USING MATHEMATICAL MODELING TO EVALUATE THE ANTIOXIDANT ACTIVITY OF S-, Se-CONTAINING SPATIALLY HINDERED PHENOLS

Abstract

In this work, regression analysis was used to evaluate the antioxidant activity of the synthesized S- and Se-containing α-methylbenzylbisphenols in comparison with the industrial antioxidant additive 2,6-ditretbutyl-4-methylphenol under similar conditions. The experimental antioxidant efficiency was calculated from the ratio of the peaks of chemiluminescent glow in vaseline oil at concentrations of 0.025–1% at 200 °C. Based on the results of calculations and experimental data, numerical dependences of the influence of concentrations – x1 (% wt.conc.), electrophilicity x2 on the antioxidant capacity (Y) of the studied additives to lubricating oils and cutting fluids were constructed in the form of nonlinear equations. The behavior of the studied compounds is analyzed and modeled, taking into account the geometric parameters of the molecules for the property under study, depending on the mass concentration. According to the research results, it was confirmed that the introduction of a methyl group into the p-position of the benzene ring of hindered phenol leads to an increase in antioxidant efficiency.
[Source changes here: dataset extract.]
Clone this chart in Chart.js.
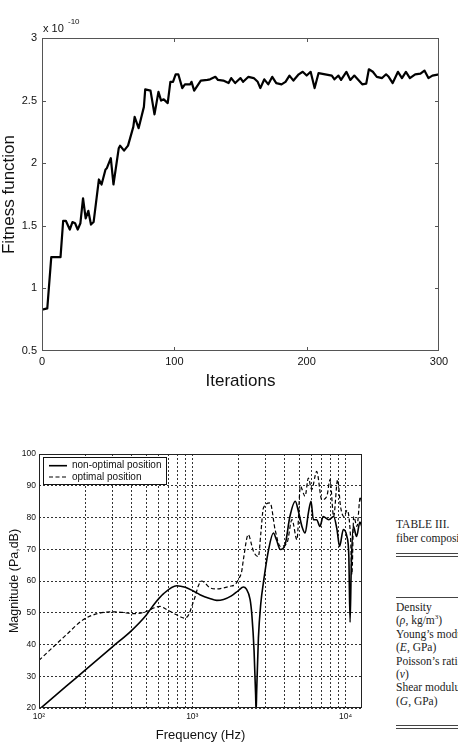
<!DOCTYPE html>
<html><head><meta charset="utf-8">
<script src="https://cdn.jsdelivr.net/npm/chart.js@4.4.0/dist/chart.umd.min.js"></script>
<style>
html,body{margin:0;padding:0;background:#fff;}
body{width:458px;height:746px;position:relative;overflow:hidden;}
canvas{position:absolute;}
#c1{left:0;top:0;}
#c2{left:0;top:420px;}
.t{position:absolute;font-family:"Liberation Sans",Arial,sans-serif;color:#111;white-space:nowrap;}
.tab{position:absolute;left:396px;font-family:"Liberation Serif","Times New Roman",serif;font-size:11.5px;line-height:13.45px;color:#222;white-space:nowrap;}
.rule{position:absolute;left:396px;width:70px;height:1px;background:#444;}
</style></head><body>
<canvas id="c1" width="458" height="420"></canvas>
<canvas id="c2" width="380" height="326"></canvas>
<div class="t" style="left:43px;top:23px;font-size:11px;line-height:11px;">x 10</div>
<div class="t" style="left:68px;top:18px;font-size:8px;line-height:8px;">-10</div>

<div class="tab" style="top:518px;">TABLE III.</div>
<div class="tab" style="top:531.5px;">fiber composite</div>
<div class="rule" style="top:553px;"></div>
<div class="rule" style="top:556px;"></div>
<div class="rule" style="top:597px;"></div>
<div class="tab" style="top:600.7px;">Density<br>(<i>ρ</i>, kg/m<sup style="font-size:7px;line-height:0">3</sup>)<br>Young’s modulus<br>(<i>E</i>, GPa)<br>Poisson’s ratio<br>(<i>ν</i>)<br>Shear modulus<br>(<i>G</i>, GPa)</div>
<div class="rule" style="top:725px;"></div>
<div class="rule" style="top:728px;"></div>

<script>
// ---------- Data: top chart ----------
const iterations = [0,4,7,14,16,18,21,23,25,27,29,31,33,35,37,39,43,45,48,49,52,54,58,59,62,65,69,70,73,77,78,82,85,88,90,92,95,97,99,101,103,106,108,112,113,115,120,125,127,131,133,137,141,143,146,150,152,156,160,163,165,168,171,174,177,181,184,187,190,194,197,200,203,206,209,214,219,221,224,226,230,233,236,242,245,247,250,253,257,260,262,265,269,272,275,278,282,286,289,292,295,300];
const fitness = [0.83,0.84,1.25,1.25,1.54,1.54,1.47,1.53,1.52,1.47,1.52,1.72,1.56,1.62,1.51,1.53,1.87,1.83,1.95,1.96,2.04,1.83,2.12,2.14,2.10,2.14,2.29,2.37,2.28,2.45,2.59,2.58,2.39,2.57,2.50,2.51,2.48,2.65,2.65,2.71,2.71,2.60,2.63,2.63,2.65,2.58,2.66,2.665,2.67,2.69,2.665,2.66,2.64,2.68,2.64,2.68,2.65,2.69,2.68,2.65,2.60,2.67,2.63,2.69,2.64,2.63,2.65,2.70,2.66,2.71,2.73,2.70,2.73,2.60,2.72,2.71,2.70,2.67,2.70,2.665,2.73,2.665,2.70,2.63,2.635,2.75,2.73,2.69,2.68,2.71,2.69,2.64,2.73,2.68,2.73,2.68,2.71,2.715,2.74,2.68,2.70,2.71];
const iterTicks = [0,100,200,300];
const iterTickLabels = ['0','100','200','300'];
const fitTicks = [0.5,1,1.5,2,2.5,3];
const fitTickLabels = ['0.5','1','1.5','2','2.5','3'];

// ---------- Data: bottom chart ----------
const freqSolid = [100,150,200,300,400,500,556,650,791,900,1000,1122,1300,1444,1600,1800,2000,2154,2250,2384,2450,2530,2590,2608,2630,2700,2800,2911,3147,3383,3542,3755,4030,4333,4698,4927,5193,5445,5718,5952,6163,6480,6803,7143,7771,8360,8790,9145,9672,10190,10500,10700,10900,11250,11800,12400,12800];
const magSolid = [19.5,26.8,31.9,39.2,44.3,49.2,52.3,56,58.5,58,57,55.7,54.5,53.9,54.2,55.3,57,58.1,57.5,54.1,49,38,24,19,25,42,53,59.5,69.9,75.1,73,69.9,71.4,80.3,85.1,81.9,77.2,75.1,81.4,85.1,79.3,79.3,77.2,80.3,79.3,80.3,76.2,70.9,76.2,74.1,68,47,65,77.2,74,78.6,77];
const freqDash = [100,151,194,249,304,350,412,503,560,616,680,751,830,895,950,992,1050,1092,1150,1208,1301,1450,1589,1750,1914,2000,2100,2154,2319,2450,2508,2700,2800,2911,3220,3469,3755,4150,4470,4820,5070,5445,5718,6010,6480,7000,7550,7920,8360,8880,9270,9740,10250,10770,11000,11300,11870,12480,12800];
const magDash = [35,43.1,47.8,49.9,50.3,50.1,49.7,50.4,51.5,52,51,49.9,48.8,48.3,49.5,52,55.5,58.3,60,59.4,57.9,57.5,57.8,58.3,59,60.5,63,66.7,74.6,71,69.3,67.7,75,83,84.6,76.2,70.9,72,79.3,73,89.8,86.7,92.4,88.8,94.5,85.6,86.7,91.9,80.3,91.9,83.5,80.3,82.3,74,62,80.3,77.2,86.6,83.5];
const seriesLabels = ['non-optimal position','optimal position'];
const freqTickValues = [100,200,300,400,500,600,700,800,900,1000,2000,3000,4000,5000,6000,7000,8000,9000,10000];
const freqTickLabels = ['10²','','','','','','','','','10³','','','','','','','','','10⁴'];
const magTicks = [20,30,40,50,60,70,80,90,100];
const magTickLabels = ['20','30','40','50','60','70','80','90','100'];

const FONT = '"Liberation Sans", Arial, sans-serif';

const frame = {
  id: 'frame',
  afterDraw(chart, args, o) {
    const {ctx, chartArea: a} = chart;
    ctx.save();
    ctx.setLineDash([]);
    ctx.strokeStyle = o.color || '#333';
    ctx.lineWidth = 1;
    ctx.strokeRect(Math.round(a.left) + 0.5, Math.round(a.top) + 0.5, Math.round(a.right - a.left) - 1, Math.round(a.bottom - a.top) - 1);
    if (o.tickLen) {
      const xs = chart.scales.x, ys = chart.scales.y;
      ctx.beginPath();
      xs.ticks.forEach(t => {
        if (t.value <= xs.min || t.value >= xs.max) return;
        const p = Math.round(xs.getPixelForValue(t.value)) + 0.5;
        ctx.moveTo(p, a.bottom); ctx.lineTo(p, a.bottom - o.tickLen);
        ctx.moveTo(p, a.top); ctx.lineTo(p, a.top + o.tickLen);
      });
      ys.ticks.forEach(t => {
        if (t.value <= ys.min || t.value >= ys.max) return;
        const p = Math.round(ys.getPixelForValue(t.value)) + 0.5;
        ctx.moveTo(a.left, p); ctx.lineTo(a.left + o.tickLen, p);
        ctx.moveTo(a.right, p); ctx.lineTo(a.right - o.tickLen, p);
      });
      ctx.stroke();
    }
    ctx.restore();
  }
};

const boxLegend = {
  id: 'boxLegend',
  afterDatasetsDraw(chart) {
    const {ctx, chartArea: a} = chart;
    const x0 = Math.round(a.left) + 4, y0 = Math.round(a.top) + 3, w = 123, h = 27;
    ctx.save();
    ctx.fillStyle = '#fff';
    ctx.fillRect(x0, y0, w, h);
    ctx.strokeStyle = '#111'; ctx.lineWidth = 1; ctx.setLineDash([]);
    ctx.strokeRect(x0 + 0.5, y0 + 0.5, w, h);
    chart.data.datasets.forEach((ds, i) => {
      const y = y0 + 8.7 + i * 11.3;
      ctx.setLineDash(ds.borderDash || []);
      ctx.lineWidth = ds.borderWidth; ctx.strokeStyle = ds.borderColor;
      ctx.beginPath(); ctx.moveTo(x0 + 6, y); ctx.lineTo(x0 + 24, y); ctx.stroke();
      ctx.setLineDash([]);
      ctx.fillStyle = '#111'; ctx.font = '10px ' + FONT; ctx.textBaseline = 'middle'; ctx.textAlign = 'left';
      ctx.fillText(ds.label, x0 + 29, y);
    });
    ctx.restore();
  }
};

// ---------- Top chart ----------
new Chart(document.getElementById('c1'), {
  type: 'line',
  data: {
    datasets: [{
      data: iterations.map((x, i) => ({x, y: fitness[i]})),
      borderColor: '#000', borderWidth: 2.2, pointRadius: 0, tension: 0,
      borderJoinStyle: 'round', fill: false
    }]
  },
  options: {
    responsive: false, animation: false, devicePixelRatio: 1,
    layout: {padding: {top: 38, right: 19, bottom: 0, left: 0}},
    plugins: {legend: {display: false}, tooltip: {enabled: false}, frame: {color: '#555', tickLen: 4}},
    scales: {
      x: {
        type: 'linear', min: 0, max: 300,
        afterBuildTicks: s => { s.ticks = iterTicks.map(v => ({value: v})); },
        afterFit: s => { s.height = 69; },
        grid: {display: false, drawTicks: false}, border: {display: false},
        ticks: {autoSkip: false, maxRotation: 0, padding: 4, color: '#111', font: {family: FONT, size: 11},
          callback: (v, i) => iterTickLabels[i]},
        title: {display: true, text: 'Iterations', color: '#111', font: {family: FONT, size: 17, lineHeight: 1}, padding: {top: 0, bottom: 30}}
      },
      y: {
        type: 'linear', min: 0.5, max: 3,
        afterBuildTicks: s => { s.ticks = fitTicks.map(v => ({value: v})); },
        afterFit: s => { s.width = 42; },
        grid: {display: false, drawTicks: false}, border: {display: false},
        ticks: {autoSkip: false, padding: 5, color: '#111', font: {family: FONT, size: 11},
          callback: (v, i) => fitTickLabels[i]},
        title: {display: true, text: 'Fitness function', color: '#111', font: {family: FONT, size: 17, lineHeight: 1}, padding: {top: 0.5, bottom: 0}}
      }
    }
  },
  plugins: [frame]
});

// ---------- Bottom chart ----------
new Chart(document.getElementById('c2'), {
  type: 'line',
  data: {
    datasets: [{
      label: seriesLabels[0],
      data: freqSolid.map((x, i) => ({x, y: magSolid[i]})),
      borderColor: '#000', borderWidth: 1.6, pointRadius: 0, cubicInterpolationMode: 'monotone', fill: false
    }, {
      label: seriesLabels[1],
      data: freqDash.map((x, i) => ({x, y: magDash[i]})),
      borderColor: '#000', borderWidth: 1.2, borderDash: [4, 2.5], pointRadius: 0, cubicInterpolationMode: 'monotone', fill: false
    }]
  },
  options: {
    responsive: false, animation: false, devicePixelRatio: 1,
    layout: {padding: {top: 34, right: 18, bottom: 0, left: 0}},
    plugins: {legend: {display: false}, tooltip: {enabled: false}, frame: {color: '#222', tickLen: 0}},
    scales: {
      x: {
        type: 'logarithmic', min: 100, max: 12800,
        afterBuildTicks: s => { s.ticks = freqTickValues.map(v => ({value: v})); },
        afterFit: s => { s.height = 38; },
        grid: {display: true, drawTicks: false, color: '#333', lineWidth: 1},
        border: {display: false, dash: [2, 2]},
        ticks: {autoSkip: false, maxRotation: 0, padding: 4, color: '#111', font: {family: FONT, size: 8.5},
          callback: (v, i) => freqTickLabels[i]},
        title: {display: true, text: 'Frequency (Hz)', color: '#111', font: {family: FONT, size: 13, lineHeight: 1}, padding: {top: 0, bottom: 4.5}}
      },
      y: {
        type: 'linear', min: 20, max: 100,
        afterBuildTicks: s => { s.ticks = magTicks.map(v => ({value: v})); },
        afterFit: s => { s.width = 39; },
        grid: {display: true, drawTicks: false, color: '#333', lineWidth: 1},
        border: {display: false, dash: [2, 2]},
        ticks: {autoSkip: false, padding: 3, color: '#111', font: {family: FONT, size: 8.5},
          callback: (v, i) => magTickLabels[i]},
        title: {display: true, text: 'Magnitude (Pa,dB)', color: '#111', font: {family: FONT, size: 12.5, lineHeight: 1}, padding: {top: 8, bottom: 0}}
      }
    }
  },
  plugins: [boxLegend, frame]
});
</script>
</body></html>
The numerical method shows the effectiveness of the use of these additives in comparison with the widely used additive "Agidol-1". The obtained values of the structural parameters of the compounds calculated by the UB3LYP/6-311++G(d,p) method agree with the experimental data (with an accuracy of 81%-98.7%). The effectiveness of sterically hindered phenols is due to the presence of bulky substituents in the o-positions, which optimally shield the hydrogen of the OH group and, accordingly, the low activity of the phenoxyl radical formed in the reaction with peroxide radicals from the inhibitor. The clearly presented dependences show that Se-containing derivatives of α-methylbenzylphenol exhibit greater antioxidant efficiency and are effective inhibitors of lubricating oils and cutting fluids due to the presence of a larger number of active sites in these molecules and, therefore, interrupting a greater number of oxidation chains than molecules with a disulfide bridge.